Published: 29 November, 2007

READ MORE: Verizon | Vodafone | LTE

Verizon Wireless said in a statement today that choosing LTE along with Vodafone gave both companies "a unique opportunity to adopt a common access platform with true global scale and compatibility with existing technologies of both companies". The partners have set out a coordinated trial plan for LTE that begins in 2008, with trial suppliers including Alcatel Lucent, Ericsson, Motorola, Nokia Siemens, and Nortel. LTE testing is starting to gather pace even in advance of finalized profiles from the 3GPP. Recently, announced that the two companies completed LTE test calls between the former's equipment and LG mobile device prototypes. The test used 2x2 MIMO systems over 10MHz channels. This effort was part of a broader testing regime being conducted under the auspices of the LTE/SAE Trial Initiative (LSTI), a group of operators and vendors established to ensure the rapid commercialization and easy interoperability of LTE systems, with the ambitious view to getting commercial products to market early in 2009, an agenda that would narrow the current head start of WiMAX, but which seems quite likely to be unachievable.

Significantly, and again with echoes of Sprint, Verizon stressed that "discussions with device suppliers have expanded beyond traditional suppliers such as LG, Samsung, Motorola, Nokia, and Sony Ericsson, as consumer electronics companies anticipate embedded wireless functionality in their future products".

As Verizon Wireless' co-parent Vodafone has also reluctantly accepted, along with many other cellcos round the world, the open internet model is now unavoidable in next generation mobile systems, despite the negative effect on margins, customer control and costs. Supporting open access has the potential to be extremely expensive, because of the high and unpredictable bandwidth requirements of unfettered internet and multimedia use, with the profit opportunities far from defined. And so a new breed of infrastructure is required too - one that combines high performance and capacity with ultra-low operating costs and cost to deliver each Mbps.

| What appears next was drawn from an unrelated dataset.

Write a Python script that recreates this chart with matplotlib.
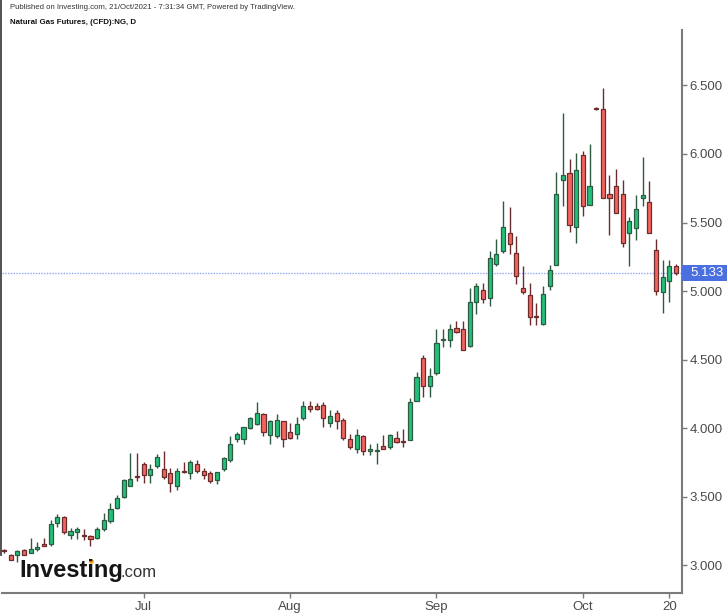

In this context, the choice of LTE is logical, given Verizon's timescales - unlike Sprint, it believes its current EV-DO upgrades will support all the services it needs to offer its base for the next few years at least, so it can afford to wait for LTE, rather than leap to the more readily available WiMAX. LTE, like WiMAX, will incorporate many advances in areas like smart antennas and flexible channels that will allow operators to reduce cost of delivery and make more efficient use of their spectrum, and it will also, like WiMAX, provide the opex benefits of a flat all-IP network (although, of course, Verizon will have integration and backwards compatibility issues to address with regards to EV-DO, which will inflate costs compared to a greenfield operation).